Until recently, invasive aspergillosis was thought to afflict only people whose defences are laid waste by a disease of the immune system such as Aids. However, the Belgian and Dutch study shows that increasing numbers of otherwise healthy people are succumbing.

‘They regularly re-test their patients. They are very proactive in detection and treatment,’ he adds. ‘This makes a huge difference in saving lives. The Belgians report a mortality rate of 45 per cent among flu patients with aspergillus. In the UK, the known figure is around 85 per cent.’

So why is aspergillus increasingly attacking flu patients? One theory is that having flu wears down a person’s immune system. Another factor could be that these patients are often given steroids to reduce their lung inflammation, and steroids suppress the immune system.

Meanwhile, a report in the Journal of Immunology last year warned that aspergillus and flu may together vastly overstimulate a healthy immune system, causing a reaction so inflammatory that it can be lethal. To make matters worse, the use of antifungal drugs called azoles both in medicine and agriculture has encouraged new super fungi that are resistant to our best drugs.

Calum Semple, a professor in child health and outbreak medicine (emerging diseases) at the University of Liverpool, fears the fungus may be infecting ‘healthy’ patients with other conditions.

‘With flu, aspergillus infection may be picked up more often because it can be difficult to detect the precise flu virus involved, so more tests are done. Now doctors need to think about it a bit more among other patients.’

Public Health England does not even collate figures about the rate of aspergillus infection in the UK. There is only an estimate made in 2016 by the National Aspergillosis Centre, extrapolated from infection figures seen in its patients. This suggested that up to 240,000 people in Britain had contracted aspergillus infections in the previous six years.

Public Health England has begun to compile infection figures for another superfungus — Candida auris, which can cause lethal blood and wound infections.

First detected in 2009, cases have been reported in more than 30 countries including Britain.

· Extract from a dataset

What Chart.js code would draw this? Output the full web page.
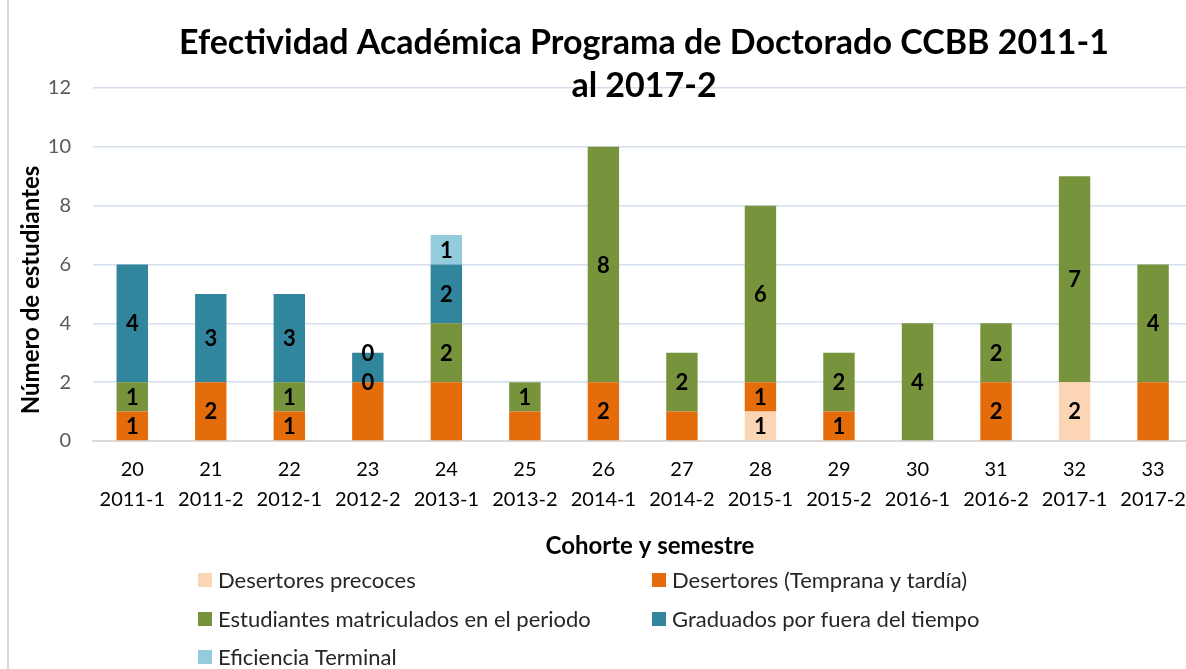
<!DOCTYPE html>
<html>
<head>
<meta charset="utf-8">
<script src="https://cdn.jsdelivr.net/npm/chart.js@4"></script>
<style>
html,body{margin:0;padding:0;overflow:hidden;background:#fff;}
#wrap{width:1186px;height:669px;overflow:hidden;position:relative;}
canvas{display:block;}
</style>
</head>
<body>
<div id="wrap"><canvas id="c" width="1200" height="669"></canvas></div>
<script>
// ---- data ----
const cohorts = ['20','21','22','23','24','25','26','27','28','29','30','31','32','33'];
const semesters = ['2011-1','2011-2','2012-1','2012-2','2013-1','2013-2','2014-1','2014-2','2015-1','2015-2','2016-1','2016-2','2017-1','2017-2'];
const seriesNames = ['Desertores precoces','Desertores (Temprana y tardía)','Estudiantes matriculados en el periodo','Graduados por fuera del tiempo','Eficiencia Terminal'];
const desertoresPrecoces   = [0,0,0,0,0,0,0,0,1,0,0,0,2,0];
const desertoresTempTardia = [1,2,1,2,2,1,2,1,1,1,0,2,0,2];
const matriculados         = [1,0,1,0,2,1,8,2,6,2,4,2,7,4];
const graduadosFuera       = [4,3,3,1,2,0,0,0,0,0,0,0,0,0];
const eficienciaTerminal   = [0,0,0,0,1,0,0,0,0,0,0,0,0,0];
// labels displayed on each segment (null = no label)
const lblPrecoces   = [null,null,null,null,null,null,null,null,'1',null,null,null,'2',null];
const lblTempTardia = ['1','2','1',null,null,null,'2',null,'1','1',null,'2',null,null];
const lblMatric     = ['1',null,'1','0','2','1','8','2','6','2','4','2','7','4'];
const lblGraduados  = ['4','3','3',null,'2',null,null,null,null,null,null,null,null,null];
const lblEficiencia = [null,null,null,'0','1',null,null,null,null,null,null,null,null,null];
const yTicks = [0,2,4,6,8,10,12];
const titleLines = ['Efectividad Académica Programa de Doctorado CCBB 2011-1','al 2017-2'];
const xTitle = 'Cohorte y semestre';
const yTitle = 'Número de estudiantes';

const colors = ['#FCD5B5','#E46C0A','#77933C','#31859C','#93CDDD'];
const FONT = 'Lato, "Open Sans", sans-serif';

const labels = cohorts.map((c,i)=>[c, semesters[i]]);
const seriesData = [desertoresPrecoces, desertoresTempTardia, matriculados, graduadosFuera, eficienciaTerminal];
const seriesLabels = [lblPrecoces, lblTempTardia, lblMatric, lblGraduados, lblEficiencia];

const datasets = seriesData.map((d,i)=>({
  label: seriesNames[i],
  data: d,
  backgroundColor: colors[i],
  borderWidth: 0,
  barPercentage: 0.4,
  categoryPercentage: 1.0,
  segLabels: seriesLabels[i]
}));

const decor = {
  id:'decor',
  afterDatasetsDraw(chart){
    const ctx = chart.ctx;
    ctx.save();
    ctx.font = 'bold 22px ' + FONT;
    ctx.fillStyle = '#000';
    ctx.textAlign = 'center';
    ctx.textBaseline = 'middle';
    chart.data.datasets.forEach((ds,di)=>{
      const meta = chart.getDatasetMeta(di);
      meta.data.forEach((el,i)=>{
        const t = ds.segLabels[i];
        if (t === null || t === undefined) return;
        const p = el.getProps(['x','y','base'], true);
        ctx.fillText(t, p.x, (p.y + p.base)/2 + 1);
      });
    });
    ctx.restore();
  },
  afterDraw(chart){
    const ctx = chart.ctx;
    ctx.save();
    ctx.strokeStyle = '#d9d9d9';
    ctx.lineWidth = 2;
    ctx.beginPath(); ctx.moveTo(8,0); ctx.lineTo(8,669); ctx.stroke();
    ctx.fillStyle = '#000';
    ctx.textAlign = 'center';
    ctx.textBaseline = 'middle';
    ctx.font = 'bold 34px ' + FONT;
    ctx.fillText(titleLines[0], 644, 43);
    ctx.fillText(titleLines[1], 644, 86);
    ctx.font = 'bold 24px ' + FONT;
    ctx.fillText(xTitle, 650, 546);
    ctx.save();
    ctx.translate(31, 290);
    ctx.rotate(-Math.PI/2);
    ctx.fillText(yTitle, 0, 0);
    ctx.restore();
    const pos = [[198,580],[652,580],[198,619],[652,619],[198,657]];
    ctx.font = '22px ' + FONT;
    ctx.textAlign = 'left';
    chart.data.datasets.forEach((ds,i)=>{
      const [x,y] = pos[i];
      ctx.fillStyle = ds.backgroundColor;
      ctx.fillRect(x, y-7, 14, 14);
      ctx.fillStyle = '#262626';
      ctx.fillText(ds.label, x+20, y+1);
    });
    ctx.restore();
  }
};

new Chart(document.getElementById('c'), {
  type:'bar',
  data:{labels, datasets},
  plugins:[decor],
  options:{
    responsive:false,
    animation:false,
    layout:{padding:{top:88,right:6,left:0,bottom:0}},
    plugins:{legend:{display:false}, title:{display:false}, tooltip:{enabled:false}},
    scales:{
      x:{
        stacked:true,
        grid:{display:false, drawTicks:false},
        border:{display:true,color:'#d9d9d9',width:2},
        ticks:{font:{family:FONT,size:20,lineHeight:1.5},color:'#000',padding:14,maxRotation:0,autoSkip:false},
        afterFit(s){ s.height = 669-441; }
      },
      y:{
        stacked:true,
        min:0,max:12,
        afterBuildTicks(s){ s.ticks = yTicks.map(v=>({value:v})); },
        grid:{color:(c)=>c.tick && c.tick.value===0 ? 'rgba(0,0,0,0)' : '#d5deec', lineWidth:1.5, drawTicks:false},
        border:{display:false},
        ticks:{font:{family:FONT,size:20},color:'#595959',padding:22},
        afterFit(s){ s.width = 93; }
      }
    }
  }
});
</script>
</body>
</html>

One Candida auris outbreak at the Oxford University Hospitals colonised 70 patients and freeing the hospital from infection took some two-and-a-half years.

In March, Public Health England’s surveillance team reported a total of 266 cases. By contrast Belgium has reported only one, France two and Germany seven.

Why does England score so high? A spokesman for Public Health England told Good Health: ‘We are detecting colonisations because we are looking for them. Most other European countries were not undertaking surveil-lance of C. auris.’

What’s more, Public Health England says that since 2016 it has been raising awareness about Candida auris among healthcare professionals and diagnostic laboratories.

The same hasn’t happened with aspergillus, laments Professor Denning. ‘There is a lack of urgency, particularly with pathology laboratories, about aspergillus,’ he says. ‘You are lucky to get results back in 96 hours. That is far too slow because the infection can develop so quickly.’

Professor Semple agrees that many laboratories need to work more efficiently. ‘The fungus tends to grow very slowly on pathology labs’ petri dishes, and can be ignored or dismissed as contamination from the environment.’

Dr Bart Rijnders, a consultant in infectious diseases at Erasmus University Medical Centre in the Netherlands, who led the study in The Lancet, told Good Health that he uses at least two different testing systems, as one alone can be wrong 50 per cent of the time.

One hope lies in new testing kits that can produce results from mucus or blood samples in half an hour, and cost as little as £10.

However, PHE says it does not support widespread testing. ‘The true incidence of aspergillus is not clear,’ it told Good Health. ‘So we cannot recommend routinely testing for aspergillus infections in all patients with severe influenza.’

Professor Denning maintains that advanced tests, along with increased vigilance by clinicians, are desperately needed.

‘If we have a flu epidemic, it may well combine disastrously in many patients with aspergillus infecting them opportunistically, and most often fatally,’ he says.

‘Flu strikes the young and healthy. The toll on society could be quite devastating.’